Retype nothing but the lines from the start of the material up to and including the line with "(l5b) at (195,833)". Pictures don't belong in the copy.

# [DATA]
*-*-*

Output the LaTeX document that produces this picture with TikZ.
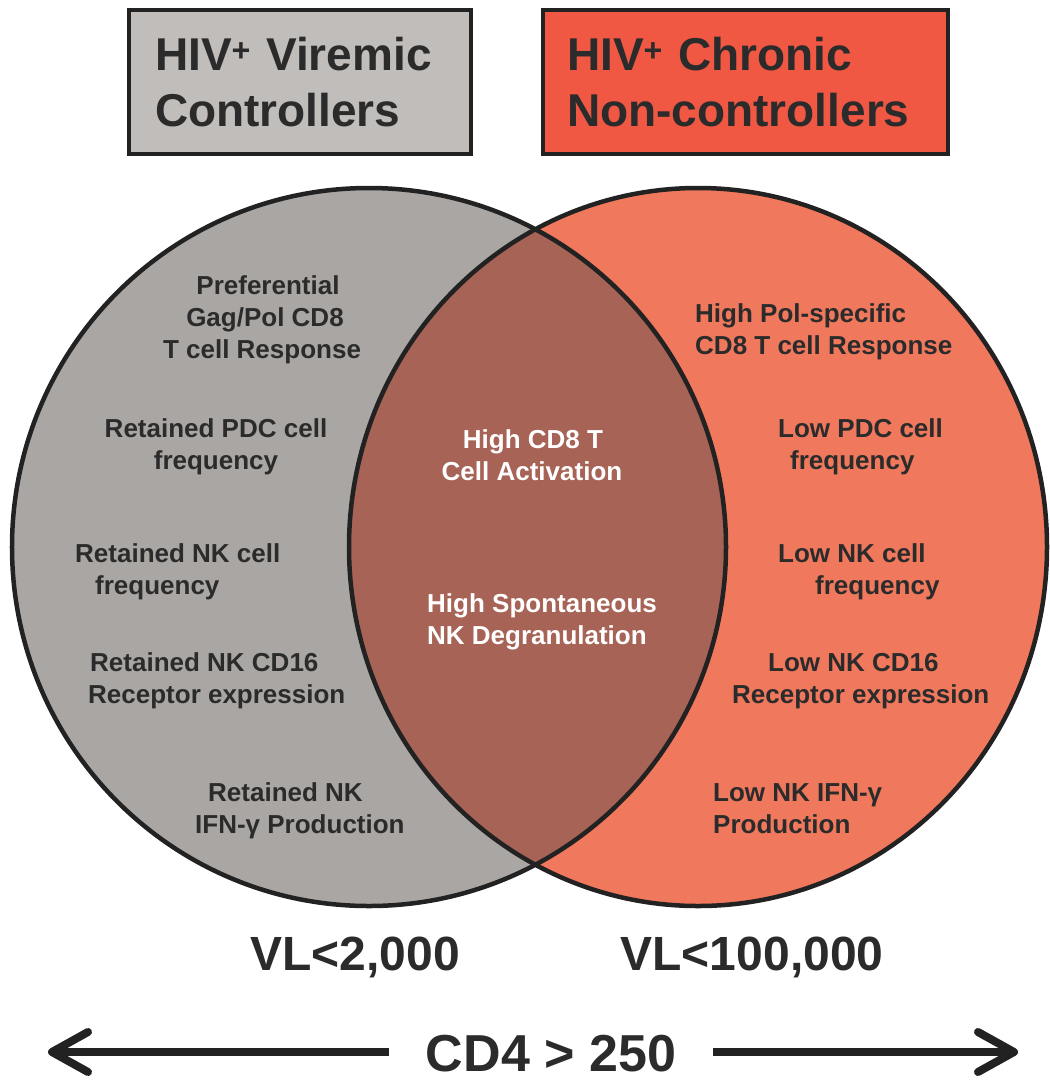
\documentclass[tikz,border=0pt]{standalone}
\usepackage{fontspec}
\setmainfont{Liberation Sans}
\usetikzlibrary{arrows.meta}
\definecolor{leftgray}{HTML}{A9A6A4}
\definecolor{rightsalmon}{HTML}{F0785D}
\definecolor{lensbrown}{HTML}{A66356}
\definecolor{boxgray}{HTML}{C0BDBB}
\definecolor{boxred}{HTML}{F05844}
\definecolor{ink}{HTML}{2B2B2B}
\definecolor{edge}{HTML}{222222}
\begin{document}
\begin{tikzpicture}[x=1bp,y=-1bp,
  lbl/.style={font=\fontsize{26bp}{32bp}\selectfont\bfseries, text=ink, inner sep=0pt},
  lblc/.style={lbl, anchor=base},
  lbll/.style={lbl, anchor=base west},
  lblw/.style={lbl, text=white, anchor=base},
  lblwl/.style={lbl, text=white, anchor=base west},
  hdr/.style={draw=edge, line width=4bp, font=\fontsize{46bp}{56bp}\selectfont\bfseries, text=ink, align=left, minimum height=144bp, inner ysep=0pt, anchor=north west},
  vl/.style={font=\fontsize{48bp}{56bp}\selectfont\bfseries, text=ink, inner sep=0pt, anchor=base},
  ring/.style={draw=edge, line width=4.5bp}
]
\useasboundingbox (0,0) rectangle (1050,1085);

% header boxes
\node[hdr, fill=boxgray, text width=290bp, inner xsep=26bp] (box1) at (127,8) {HIV\textsuperscript{+} Viremic\\Controllers};
\node[hdr, fill=boxred, text width=357bp, inner xsep=24bp] (box2) at (541,8) {HIV\textsuperscript{+} Chronic\\Non-controllers};

% Venn fills
\fill[leftgray] (369,547) ellipse [x radius=357bp, y radius=359bp];
\fill[rightsalmon] (698,547) ellipse [x radius=349bp, y radius=359bp];
\begin{scope}
  \clip (369,547) ellipse [x radius=357bp, y radius=359bp];
  \fill[lensbrown] (698,547) ellipse [x radius=349bp, y radius=359bp];
\end{scope}
\path[ring] (369,547) ellipse [x radius=357bp, y radius=359bp];
\path[ring] (698,547) ellipse [x radius=349bp, y radius=359bp];

% left texts
\node[lblc] (l1a) at (268,294) {Preferential};
\node[lblc] (l1b) at (265,326) {Gag/Pol CD8};
\node[lblc] (l1c) at (262,358) {T cell Response};
\node[lblc] (l2a) at (216,437) {Retained PDC cell};
\node[lblc] (l2b) at (216,469) {frequency};
\node[lbll] (l3a) at (75,562) {Retained NK cell};
\node[lbll] (l3b) at (95,594) {frequency};
\node[lbll] (l4a) at (90,671) {Retained NK CD16};
\node[lbll] (l4b) at (88,703) {Receptor expression};
\node[lbll] (l5a) at (208,801) {Retained NK};
\node[lbll] (l5b) at (195,833) {IFN-γ Production};

% middle texts
\node[lblw] (m1a) at (533,448) {High CD8 T};
\node[lblw] (m1b) at (532,480) {Cell Activation};
\node[lblwl] (m2a) at (427,612) {High Spontaneous};
\node[lblwl] (m2b) at (427,644) {NK Degranulation};

% right texts
\node[lbll] (r1a) at (695,322) {High Pol-specific};
\node[lbll] (r1b) at (695,354) {CD8 T cell Response};
\node[lbll] (r2a) at (778,437) {Low PDC cell};
\node[lbll] (r2b) at (790,469) {frequency};
\node[lbll] (r3a) at (778,562) {Low NK cell};
\node[lbll] (r3b) at (815,594) {frequency};
\node[lbll] (r4a) at (768,671) {Low NK CD16};
\node[lbll] (r4b) at (732,703) {Receptor expression};
\node[lbll] (r5a) at (713,801) {Low NK IFN-γ};
\node[lbll] (r5b) at (713,833) {Production};

% viral load labels
\node[vl] (vl1) at (355,970) {VL<2,000};
\node[vl] (vl2) at (752,970) {VL<100,000};

% CD4 arrow
\node[font=\fontsize{52bp}{60bp}\selectfont\bfseries, text=ink, anchor=base, inner xsep=37bp, inner ysep=0pt] (cd4) at (551,1071) {CD4 > 250};
\coordinate (ltip) at (48,1052);
\coordinate (rtip) at (1018,1052);
\draw[edge, line width=8bp, -{Straight Barb[round,length=36bp,width=40bp]}] (cd4.west |- ltip) -- (ltip);
\draw[edge, line width=8bp, -{Straight Barb[round,length=36bp,width=40bp]}] (cd4.east |- rtip) -- (rtip);
\end{tikzpicture}
\end{document}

*-*-*

# [FINISHED EXERCISE]
Output the LaTeX document that produces this picture with TikZ.
\documentclass[tikz,border=0pt]{standalone}
\usepackage{fontspec}
\setmainfont{Liberation Sans}
\usetikzlibrary{arrows.meta}
\definecolor{leftgray}{HTML}{A9A6A4}
\definecolor{rightsalmon}{HTML}{F0785D}
\definecolor{lensbrown}{HTML}{A66356}
\definecolor{boxgray}{HTML}{C0BDBB}
\definecolor{boxred}{HTML}{F05844}
\definecolor{ink}{HTML}{2B2B2B}
\definecolor{edge}{HTML}{222222}
\begin{document}
\begin{tikzpicture}[x=1bp,y=-1bp,
  lbl/.style={font=\fontsize{26bp}{32bp}\selectfont\bfseries, text=ink, inner sep=0pt},
  lblc/.style={lbl, anchor=base},
  lbll/.style={lbl, anchor=base west},
  lblw/.style={lbl, text=white, anchor=base},
  lblwl/.style={lbl, text=white, anchor=base west},
  hdr/.style={draw=edge, line width=4bp, font=\fontsize{46bp}{56bp}\selectfont\bfseries, text=ink, align=left, minimum height=144bp, inner ysep=0pt, anchor=north west},
  vl/.style={font=\fontsize{48bp}{56bp}\selectfont\bfseries, text=ink, inner sep=0pt, anchor=base},
  ring/.style={draw=edge, line width=4.5bp}
]
\useasboundingbox (0,0) rectangle (1050,1085);

% header boxes
\node[hdr, fill=boxgray, text width=290bp, inner xsep=26bp] (box1) at (127,8) {HIV\textsuperscript{+} Viremic\\Controllers};
\node[hdr, fill=boxred, text width=357bp, inner xsep=24bp] (box2) at (541,8) {HIV\textsuperscript{+} Chronic\\Non-controllers};

% Venn fills
\fill[leftgray] (369,547) ellipse [x radius=357bp, y radius=359bp];
\fill[rightsalmon] (698,547) ellipse [x radius=349bp, y radius=359bp];
\begin{scope}
  \clip (369,547) ellipse [x radius=357bp, y radius=359bp];
  \fill[lensbrown] (698,547) ellipse [x radius=349bp, y radius=359bp];
\end{scope}
\path[ring] (369,547) ellipse [x radius=357bp, y radius=359bp];
\path[ring] (698,547) ellipse [x radius=349bp, y radius=359bp];

% left texts
\node[lblc] (l1a) at (268,294) {Preferential};
\node[lblc] (l1b) at (265,326) {Gag/Pol CD8};
\node[lblc] (l1c) at (262,358) {T cell Response};
\node[lblc] (l2a) at (216,437) {Retained PDC cell};
\node[lblc] (l2b) at (216,469) {frequency};
\node[lbll] (l3a) at (75,562) {Retained NK cell};
\node[lbll] (l3b) at (95,594) {frequency};
\node[lbll] (l4a) at (90,671) {Retained NK CD16};
\node[lbll] (l4b) at (88,703) {Receptor expression};
\node[lbll] (l5a) at (208,801) {Retained NK};
\node[lbll] (l5b) at (195,833) {IFN-γ Production};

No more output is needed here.